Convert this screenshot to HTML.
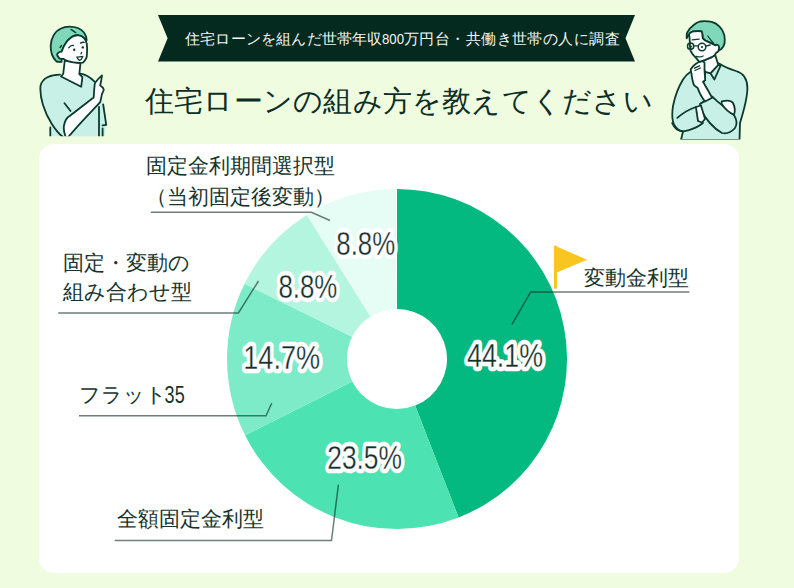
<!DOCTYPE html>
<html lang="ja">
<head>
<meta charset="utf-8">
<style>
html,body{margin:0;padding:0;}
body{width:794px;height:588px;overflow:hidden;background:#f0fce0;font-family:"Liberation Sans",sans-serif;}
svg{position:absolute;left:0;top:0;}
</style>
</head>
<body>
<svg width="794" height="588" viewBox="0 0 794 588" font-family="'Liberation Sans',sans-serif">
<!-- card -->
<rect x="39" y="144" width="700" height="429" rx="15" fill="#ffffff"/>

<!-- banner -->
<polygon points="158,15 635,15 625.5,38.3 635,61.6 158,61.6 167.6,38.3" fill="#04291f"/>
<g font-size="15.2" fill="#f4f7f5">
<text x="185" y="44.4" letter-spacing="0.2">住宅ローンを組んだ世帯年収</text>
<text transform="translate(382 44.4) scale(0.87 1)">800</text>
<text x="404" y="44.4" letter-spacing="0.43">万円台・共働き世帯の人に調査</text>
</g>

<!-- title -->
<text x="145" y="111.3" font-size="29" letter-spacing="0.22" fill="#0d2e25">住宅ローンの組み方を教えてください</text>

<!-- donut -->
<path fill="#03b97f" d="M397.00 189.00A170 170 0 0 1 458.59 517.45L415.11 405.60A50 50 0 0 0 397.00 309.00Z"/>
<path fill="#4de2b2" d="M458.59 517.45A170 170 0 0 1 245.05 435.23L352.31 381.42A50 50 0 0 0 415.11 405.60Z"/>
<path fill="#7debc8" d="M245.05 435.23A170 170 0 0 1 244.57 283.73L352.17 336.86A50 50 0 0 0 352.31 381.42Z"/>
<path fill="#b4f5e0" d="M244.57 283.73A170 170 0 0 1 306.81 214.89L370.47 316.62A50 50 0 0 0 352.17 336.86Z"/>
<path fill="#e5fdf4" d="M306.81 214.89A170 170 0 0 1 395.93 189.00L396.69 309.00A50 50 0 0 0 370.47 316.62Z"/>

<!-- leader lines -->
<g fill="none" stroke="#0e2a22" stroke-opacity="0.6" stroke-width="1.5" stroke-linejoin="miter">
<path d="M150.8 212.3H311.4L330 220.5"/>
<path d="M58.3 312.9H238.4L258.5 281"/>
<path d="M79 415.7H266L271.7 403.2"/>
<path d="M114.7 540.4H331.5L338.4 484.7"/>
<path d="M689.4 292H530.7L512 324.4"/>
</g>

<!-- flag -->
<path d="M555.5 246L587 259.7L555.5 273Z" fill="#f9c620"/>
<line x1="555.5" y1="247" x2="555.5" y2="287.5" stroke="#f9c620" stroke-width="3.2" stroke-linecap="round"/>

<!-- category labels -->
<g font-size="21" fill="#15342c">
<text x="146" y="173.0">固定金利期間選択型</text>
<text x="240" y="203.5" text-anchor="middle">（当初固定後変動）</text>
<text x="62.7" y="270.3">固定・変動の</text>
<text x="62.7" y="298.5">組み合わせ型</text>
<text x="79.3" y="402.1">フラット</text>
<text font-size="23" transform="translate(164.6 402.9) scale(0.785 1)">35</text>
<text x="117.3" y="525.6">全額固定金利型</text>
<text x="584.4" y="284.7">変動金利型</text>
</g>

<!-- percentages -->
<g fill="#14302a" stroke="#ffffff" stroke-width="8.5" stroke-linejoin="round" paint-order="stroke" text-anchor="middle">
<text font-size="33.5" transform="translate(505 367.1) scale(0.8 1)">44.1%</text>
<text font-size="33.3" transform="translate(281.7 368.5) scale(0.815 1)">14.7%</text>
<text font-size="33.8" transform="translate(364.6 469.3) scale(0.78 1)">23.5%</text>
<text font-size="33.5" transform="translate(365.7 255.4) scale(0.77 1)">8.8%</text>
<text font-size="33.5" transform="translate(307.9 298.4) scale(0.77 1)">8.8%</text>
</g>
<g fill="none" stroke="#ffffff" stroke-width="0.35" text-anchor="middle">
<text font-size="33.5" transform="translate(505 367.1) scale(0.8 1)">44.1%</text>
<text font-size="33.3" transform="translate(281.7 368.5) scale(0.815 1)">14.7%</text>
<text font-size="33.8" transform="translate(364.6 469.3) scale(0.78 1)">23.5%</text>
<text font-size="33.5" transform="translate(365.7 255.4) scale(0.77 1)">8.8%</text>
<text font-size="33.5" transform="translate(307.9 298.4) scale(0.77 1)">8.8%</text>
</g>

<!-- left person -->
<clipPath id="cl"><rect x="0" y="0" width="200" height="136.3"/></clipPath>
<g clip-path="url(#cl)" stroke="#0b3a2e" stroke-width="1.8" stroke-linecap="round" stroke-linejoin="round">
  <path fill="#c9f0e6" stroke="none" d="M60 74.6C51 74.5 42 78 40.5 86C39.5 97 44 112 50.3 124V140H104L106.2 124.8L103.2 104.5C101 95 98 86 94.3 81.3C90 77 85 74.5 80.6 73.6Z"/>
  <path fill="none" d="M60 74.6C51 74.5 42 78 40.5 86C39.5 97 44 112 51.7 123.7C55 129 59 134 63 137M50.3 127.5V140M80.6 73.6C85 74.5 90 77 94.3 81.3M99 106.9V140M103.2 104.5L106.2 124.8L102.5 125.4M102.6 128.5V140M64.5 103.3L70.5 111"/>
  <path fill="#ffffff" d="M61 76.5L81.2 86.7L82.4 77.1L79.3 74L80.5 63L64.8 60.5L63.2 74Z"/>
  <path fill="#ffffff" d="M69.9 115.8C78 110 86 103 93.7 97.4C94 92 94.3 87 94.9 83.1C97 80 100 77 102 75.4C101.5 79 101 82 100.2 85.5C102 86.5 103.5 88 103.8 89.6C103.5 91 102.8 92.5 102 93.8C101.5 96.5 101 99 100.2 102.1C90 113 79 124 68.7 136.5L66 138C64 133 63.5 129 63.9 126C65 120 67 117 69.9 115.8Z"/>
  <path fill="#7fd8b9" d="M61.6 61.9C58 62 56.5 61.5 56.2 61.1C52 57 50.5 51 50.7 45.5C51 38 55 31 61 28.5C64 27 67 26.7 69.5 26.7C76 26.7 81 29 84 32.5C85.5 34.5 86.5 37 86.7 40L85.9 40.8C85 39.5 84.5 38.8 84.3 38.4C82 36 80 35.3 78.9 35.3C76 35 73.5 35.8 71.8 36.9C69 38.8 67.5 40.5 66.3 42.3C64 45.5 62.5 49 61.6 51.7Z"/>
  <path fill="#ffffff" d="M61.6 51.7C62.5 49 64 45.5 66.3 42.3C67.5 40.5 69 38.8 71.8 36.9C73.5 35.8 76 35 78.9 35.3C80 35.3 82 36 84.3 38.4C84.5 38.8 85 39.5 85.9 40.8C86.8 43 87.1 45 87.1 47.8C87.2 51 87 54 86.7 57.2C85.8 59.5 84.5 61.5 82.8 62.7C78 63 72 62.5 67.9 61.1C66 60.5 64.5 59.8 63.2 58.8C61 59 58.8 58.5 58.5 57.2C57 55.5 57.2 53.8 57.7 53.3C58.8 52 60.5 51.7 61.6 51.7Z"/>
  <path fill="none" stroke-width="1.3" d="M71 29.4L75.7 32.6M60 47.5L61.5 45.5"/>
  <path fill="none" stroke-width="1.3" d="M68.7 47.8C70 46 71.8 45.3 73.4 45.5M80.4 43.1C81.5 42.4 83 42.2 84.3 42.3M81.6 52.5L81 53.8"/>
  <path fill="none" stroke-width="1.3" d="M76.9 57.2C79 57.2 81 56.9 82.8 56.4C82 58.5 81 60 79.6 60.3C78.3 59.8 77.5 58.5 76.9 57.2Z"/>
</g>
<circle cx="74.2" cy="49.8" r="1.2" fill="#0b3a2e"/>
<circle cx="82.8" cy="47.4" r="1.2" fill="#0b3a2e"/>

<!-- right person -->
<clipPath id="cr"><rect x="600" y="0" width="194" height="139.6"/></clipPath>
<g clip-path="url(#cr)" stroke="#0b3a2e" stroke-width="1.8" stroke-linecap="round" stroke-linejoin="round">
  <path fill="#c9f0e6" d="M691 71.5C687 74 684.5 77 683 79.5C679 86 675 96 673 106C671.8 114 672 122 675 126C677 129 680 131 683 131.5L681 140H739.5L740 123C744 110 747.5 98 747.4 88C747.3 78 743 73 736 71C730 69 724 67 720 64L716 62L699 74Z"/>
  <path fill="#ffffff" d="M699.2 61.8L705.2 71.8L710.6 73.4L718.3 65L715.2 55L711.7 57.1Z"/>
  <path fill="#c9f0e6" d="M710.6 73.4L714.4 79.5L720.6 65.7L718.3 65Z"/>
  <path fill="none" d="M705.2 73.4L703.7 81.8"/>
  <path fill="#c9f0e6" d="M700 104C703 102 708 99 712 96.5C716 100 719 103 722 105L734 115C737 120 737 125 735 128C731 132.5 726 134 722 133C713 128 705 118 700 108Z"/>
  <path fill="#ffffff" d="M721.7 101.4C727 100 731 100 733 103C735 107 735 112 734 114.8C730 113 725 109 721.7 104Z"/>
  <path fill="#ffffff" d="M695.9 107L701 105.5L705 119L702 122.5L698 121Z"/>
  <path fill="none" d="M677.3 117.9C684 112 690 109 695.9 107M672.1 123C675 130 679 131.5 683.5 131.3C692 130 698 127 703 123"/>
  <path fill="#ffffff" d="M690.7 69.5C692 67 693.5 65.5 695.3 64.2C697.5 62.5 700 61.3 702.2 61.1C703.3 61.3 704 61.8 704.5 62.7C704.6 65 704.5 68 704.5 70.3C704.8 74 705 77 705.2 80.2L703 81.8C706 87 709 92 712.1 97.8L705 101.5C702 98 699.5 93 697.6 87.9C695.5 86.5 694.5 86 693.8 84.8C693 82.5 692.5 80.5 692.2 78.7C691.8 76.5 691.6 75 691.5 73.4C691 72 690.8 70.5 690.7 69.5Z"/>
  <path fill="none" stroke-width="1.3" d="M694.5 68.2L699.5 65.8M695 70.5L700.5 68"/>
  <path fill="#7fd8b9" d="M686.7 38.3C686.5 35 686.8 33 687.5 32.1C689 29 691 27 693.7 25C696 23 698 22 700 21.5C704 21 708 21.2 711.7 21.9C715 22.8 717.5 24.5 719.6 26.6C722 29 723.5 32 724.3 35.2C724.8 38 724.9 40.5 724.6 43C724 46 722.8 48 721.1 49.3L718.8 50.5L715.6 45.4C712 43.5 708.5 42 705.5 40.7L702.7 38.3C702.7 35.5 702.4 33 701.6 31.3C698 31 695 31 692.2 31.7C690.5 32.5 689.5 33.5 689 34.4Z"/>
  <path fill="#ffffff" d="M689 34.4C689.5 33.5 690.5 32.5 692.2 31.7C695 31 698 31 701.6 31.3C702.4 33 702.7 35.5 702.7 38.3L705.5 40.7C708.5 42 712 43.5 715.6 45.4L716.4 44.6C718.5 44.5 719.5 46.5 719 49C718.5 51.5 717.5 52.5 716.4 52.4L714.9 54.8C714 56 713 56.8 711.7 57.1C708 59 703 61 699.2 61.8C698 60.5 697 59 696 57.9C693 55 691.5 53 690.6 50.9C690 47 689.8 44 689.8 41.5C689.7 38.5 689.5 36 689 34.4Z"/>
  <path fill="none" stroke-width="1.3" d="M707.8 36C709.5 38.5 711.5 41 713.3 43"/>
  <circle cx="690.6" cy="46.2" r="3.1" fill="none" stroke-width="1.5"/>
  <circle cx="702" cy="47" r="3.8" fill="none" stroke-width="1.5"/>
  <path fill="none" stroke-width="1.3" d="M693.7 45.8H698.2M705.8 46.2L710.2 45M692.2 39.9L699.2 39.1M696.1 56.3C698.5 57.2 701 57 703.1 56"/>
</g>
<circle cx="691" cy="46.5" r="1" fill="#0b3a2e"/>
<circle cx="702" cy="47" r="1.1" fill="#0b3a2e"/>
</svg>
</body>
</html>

○ ○ ○ ○

Please take the lines from the beginning of the data above through the line holding "214.89A170 170 0" and transcribe them exactly, without any pictures.

▶ [FULL RESPONSE]:
Convert this screenshot to HTML.
<!DOCTYPE html>
<html lang="ja">
<head>
<meta charset="utf-8">
<style>
html,body{margin:0;padding:0;}
body{width:794px;height:588px;overflow:hidden;background:#f0fce0;font-family:"Liberation Sans",sans-serif;}
svg{position:absolute;left:0;top:0;}
</style>
</head>
<body>
<svg width="794" height="588" viewBox="0 0 794 588" font-family="'Liberation Sans',sans-serif">
<!-- card -->
<rect x="39" y="144" width="700" height="429" rx="15" fill="#ffffff"/>

<!-- banner -->
<polygon points="158,15 635,15 625.5,38.3 635,61.6 158,61.6 167.6,38.3" fill="#04291f"/>
<g font-size="15.2" fill="#f4f7f5">
<text x="185" y="44.4" letter-spacing="0.2">住宅ローンを組んだ世帯年収</text>
<text transform="translate(382 44.4) scale(0.87 1)">800</text>
<text x="404" y="44.4" letter-spacing="0.43">万円台・共働き世帯の人に調査</text>
</g>

<!-- title -->
<text x="145" y="111.3" font-size="29" letter-spacing="0.22" fill="#0d2e25">住宅ローンの組み方を教えてください</text>

<!-- donut -->
<path fill="#03b97f" d="M397.00 189.00A170 170 0 0 1 458.59 517.45L415.11 405.60A50 50 0 0 0 397.00 309.00Z"/>
<path fill="#4de2b2" d="M458.59 517.45A170 170 0 0 1 245.05 435.23L352.31 381.42A50 50 0 0 0 415.11 405.60Z"/>
<path fill="#7debc8" d="M245.05 435.23A170 170 0 0 1 244.57 283.73L352.17 336.86A50 50 0 0 0 352.31 381.42Z"/>
<path fill="#b4f5e0" d="M244.57 283.73A170 170 0 0 1 306.81 214.89L370.47 316.62A50 50 0 0 0 352.17 336.86Z"/>
<path fill="#e5fdf4" d="M306.81 214.89A170 170 0 0 1 395.93 189.00L396.69 309.00A50 50 0 0 0 370.47 316.62Z"/>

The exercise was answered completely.